As I hopefully made clear in the post where I discussed Hugh S. Johnson, Time Magazine’s Man of the Year for 1933, point man for the New Deal, and admirer of Fascism, our government has had people in high office for many decades who held free markets in contempt, and thought they knew better how to do EVERYTHING.
The role of Fannie Mae–a New Deal agency–in the meltdown of 2008 has not been made as obvious to all concerned as it ought to have been, but it has not been fully ignored either. The short version is that when it failed, its backing of something on the order of a trillion dollars worth of mortgage-backed securities became suspect, the Credit Ratings Agencies downgraded their ratings, and sales dried up, forcing massive cashflow problems for very, very, very large banks, like Lehman Brothers.
What has been little remarked upon is that the government holds most of the mortgages in this country. The number is something like 80%. Ponder that. The Federal Government, either through direct ownership (you write a monthly check to Fannie Mae or Freddie Mac), or through final backing of securities consisting of packaged mortgages, has the title to 80% of the homes built in America. I am not talking public housing. I am not talking urban renewal projects. I am talking ordinary homes, “owned” by ordinary people. That is phenomenally important. We are using our own tax dollars to buy ourselves homes, and in the process ceding ownership to one monolithic entity, the Federal Government. This is a MASSIVE transfer of power, even if the consequencs of this are not obvious, yet.

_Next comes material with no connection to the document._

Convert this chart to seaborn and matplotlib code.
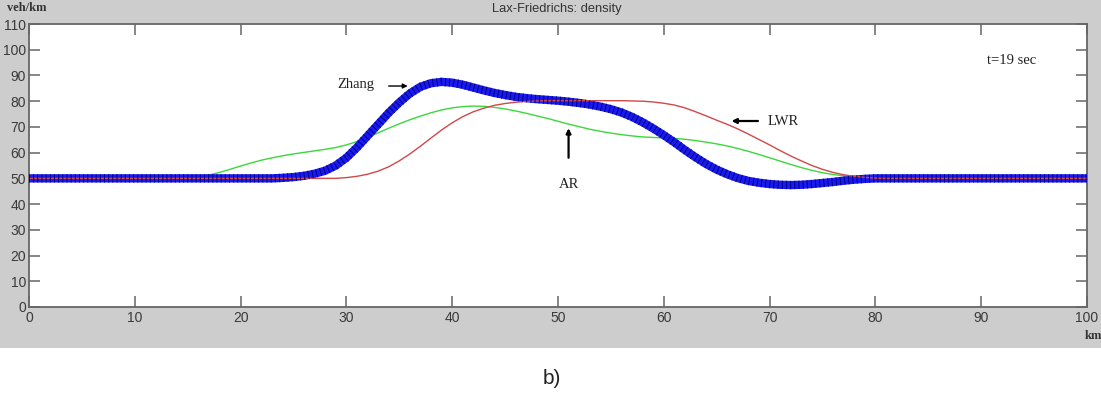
import numpy as np
import pandas as pd
import matplotlib
matplotlib.use("Agg")
import matplotlib.pyplot as plt
import seaborn as sns
from matplotlib.patches import Rectangle

# position along the road (km)
km = [0, 5, 10] + list(range(14, 83)) + [85, 90, 95, 100]

# density (veh/km) at t = 19 s
zhang = [50, 50, 50,
         50, 50, 50, 50, 50, 50, 50, 50, 50, 50,
         50.2, 50.5, 51, 51.8, 53, 55, 58, 62, 66.5, 71,
         75.5, 79.5, 83, 85.6, 87, 87.5, 87.2, 86.4, 85.3, 84.2,
         83.2, 82.4, 81.7, 81.2, 80.8, 80.5, 80.2, 79.8, 79.3, 78.7,
         77.9, 76.9, 75.6, 73.9, 71.8, 69.4, 66.8, 64, 61, 58.2,
         55.6, 53.4, 51.6, 50.1, 49, 48.3, 47.8, 47.5, 47.4, 47.5,
         47.8, 48.2, 48.6, 49.1, 49.5, 49.8, 50, 50, 50,
         50, 50, 50, 50]

lwr = [50, 50, 50,
       50, 50, 50, 50, 50, 50, 50, 50, 50, 50,
       50, 50, 50, 50, 50, 50, 50.3, 50.8, 51.6, 52.8,
       54.5, 56.8, 59.5, 62.5, 65.7, 68.8, 71.6, 74, 75.9, 77.3,
       78.4, 79.1, 79.6, 79.9, 80.1, 80.2, 80.2, 80.2, 80.2, 80.2,
       80.2, 80.2, 80.2, 80.1, 80, 79.7, 79.2, 78.5, 77.4, 75.9,
       74.3, 72.6, 71, 69.2, 67.2, 65.1, 63, 60.8, 58.7, 56.8,
       55, 53.5, 52.3, 51.4, 50.8, 50.4, 50.1, 50, 50,
       50, 50, 50, 50]

ar = [50, 50, 50,
      50, 50.2, 50.6, 51.3, 52.3, 53.5, 54.8, 56, 57.1, 58,
      58.8, 59.5, 60.1, 60.7, 61.3, 62, 63, 64.3, 65.9, 67.7,
      69.5, 71.2, 72.8, 74.2, 75.5, 76.6, 77.4, 77.9, 78.1, 78,
      77.6, 77, 76.2, 75.3, 74.3, 73.3, 72.2, 71.1, 70.1, 69.1,
      68.3, 67.6, 67, 66.5, 66.1, 65.9, 65.7, 65.5, 65.2, 64.7,
      64.1, 63.4, 62.6, 61.6, 60.5, 59.3, 58, 56.7, 55.4, 54.2,
      53.1, 52.2, 51.5, 51, 50.6, 50.3, 50.1, 50, 50,
      50, 50, 50, 50]

x_ticks = list(range(0, 101, 10))
y_ticks = list(range(0, 111, 10))

df = pd.DataFrame({"km": km, "Zhang": zhang, "LWR": lwr, "AR": ar})

sns.set_style("white")
plt.rcParams["font.family"] = ["Liberation Sans", "DejaVu Sans"]

fig = plt.figure(figsize=(11.01, 3.99), dpi=100, facecolor="white")
# grey matlab-style window background
fig.patches.append(Rectangle((0, 0.128), 1, 0.872, transform=fig.transFigure,
                             facecolor="#cdcdcd", edgecolor="none", zorder=-10))
ax = fig.add_axes([0.0263, 0.2306, 0.9610, 0.7092])
ax.set_facecolor("white")

# AR under the blue band, LWR shows through the marker gaps
sns.lineplot(data=df, x="km", y="AR", ax=ax, color="#3ad83a", lw=1.0, zorder=2)
sns.lineplot(data=df, x="km", y="Zhang", ax=ax, color="#1a1aee", lw=6, zorder=3)
sns.lineplot(data=df, x="km", y="LWR", ax=ax, color="#d04848", lw=1.0, zorder=4)
sns.lineplot(data=df, x="km", y="Zhang", ax=ax, color="#00008c", lw=6, zorder=5)
ax.lines[-1].set_dashes((0.12, 0.38))

ax.set_xlim(0, 100)
ax.set_ylim(0, 110)
ax.set_xticks(x_ticks)
ax.set_yticks(y_ticks)
ax.set_xlabel("")
ax.set_ylabel("")
spine_col = "#666666"
for s in ax.spines.values():
    s.set_visible(True)
    s.set_color(spine_col)
    s.set_linewidth(1.3)
ax.tick_params(axis="both", direction="in", length=8, width=1.1, color=spine_col,
               labelsize=10, labelcolor="#3a3a3a", top=True, right=True,
               bottom=True, left=True, labeltop=False, labelright=False)
ax.tick_params(axis="x", pad=3)
ax.tick_params(axis="y", pad=2)

fig.text(0.506, 0.977, "Lax-Friedrichs: density", ha="center", va="center",
         fontsize=9.3, color="#333333")
fig.text(0.006, 0.981, "veh/km", ha="left", va="center", fontsize=9,
         fontweight="bold", family="Liberation Serif", color="#333333")
fig.text(0.985, 0.157, "km", ha="left", va="center", fontsize=9,
         fontweight="bold", family="Liberation Serif", color="#333333")
fig.text(0.501, 0.052, "b)", ha="center", va="center", fontsize=15, color="#222222")

serif = dict(family="Liberation Serif", fontsize=10.5, color="#222222")
arrow = dict(arrowstyle="-|>", color="black", lw=1.0, mutation_scale=7,
             shrinkA=0, shrinkB=0)
ax.text(30.9, 86.3, "Zhang", ha="center", va="center", **serif)
ax.annotate("", xy=(35.8, 85.9), xytext=(34.0, 85.9), arrowprops=arrow)
ax.text(69.8, 72.3, "LWR", ha="left", va="center", **serif)
ax.annotate("", xy=(66.4, 72.3), xytext=(68.9, 72.3),
            arrowprops=dict(arrow, lw=1.6))
ax.text(51.0, 47.5, "AR", ha="center", va="center", **serif)
ax.annotate("", xy=(51.0, 69.5), xytext=(51.0, 58.0),
            arrowprops=dict(arrow, lw=1.6))
ax.text(92.9, 96.0, "t=19 sec", ha="center", va="center", **serif)

fig.savefig("out.png", dpi=100, facecolor=fig.get_facecolor())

Keynes was a Fascist. Mussollini himself said so, and presumably if anyone knew what Fascist economics looked like, the founder of Fascism did. Certainly, Keynes mentor–George Bernard Shaw–looked at Mussollini’s Italy, Hitler’s Germany, and Lenin’s Soviet Union with the same enthusiasm.
In “The End of Laissez-Faire”, which was not a well-thought out body of thought, but rather an erudite expression of the most cartoonish thinking, Keynes makes a case for what he called “semi-autonomous” bodies, which support the power of the State, but not in an obvious way. He used the example of the Bank of England, and if memory serves the London Port Authority. What he wanted were agencies ultimately accountable to no one, which could be subverted in a political direction he desired. Some years you make progress in the government; in other years, you have people doing things in the dark that nobody can see. Somewhere, every year, you are moving your plan for autocracy forward.
It is within this context that the patent Fannie Mae filed for a system to turn off power remotely to any home in the nation must be viewed. This is not the best link, but it will do for now.
What were they doing? They were thinking ahead to when the government actually flexed its muscle, and under the guise of preventing global warming exercised the right to determine how much power people could use, directly. They literally want a line into your home, such that they can kill your power whenever they choose to.
We are told the lie that the role of Fannie Mae is increasing home ownership. What has in fact happened is that, yes, people were approved for homes who would not otherwise have qualified. Those people, being unqualified, have in very large numbers defaulted on mortgages that never should have been written in the first place, at ENORMOUS cost to American taxpayers.
To be clear, what happened was that local banks wrote mortgages they NEVER would have kept for themselves, but which they wrote simply because Fannnie Mae buys everything. Even though everything they did put the American taxpayers on the hook, nothing they did was regulated, at the insistence of Democrats, with Barney Frank and Chris Dodd being the most egregious defenders of this terrible system.
I will note as well in conclusion that the man who wrote the book “A New Deal” was an open admirer of Soviet Communism. He went there, liked what he saw, and wrote “why should they have all the fun”. By fun, he seems to have had in mind mass murder:
Best of all, the new regime would have the clearest idea of what an economic system was for. The sixteen methods of becoming wealthy would be proscribed—by firing squad if necessary—ceasing to plague and disrupt the orderly process of production and distribution. Money would no longer be an end, but would be thrust back where it belongs as a labor-saving means. The whole vicious pecuniary complex would collapse as it has in Russia. Money making as a career would no more occur to a respectable young man than burglary, forgery or embezzlement. “Everyone,” says Keynes, “will work for the community and, if he does his duty, the community will uphold him.” Money making and money accumulating cannot enter into the life calculations of a rational man in Russia. A society of which this is even partially true is a tremendous innovation
We underestimate the extent to which our order has ALREADY been subverted at our peril.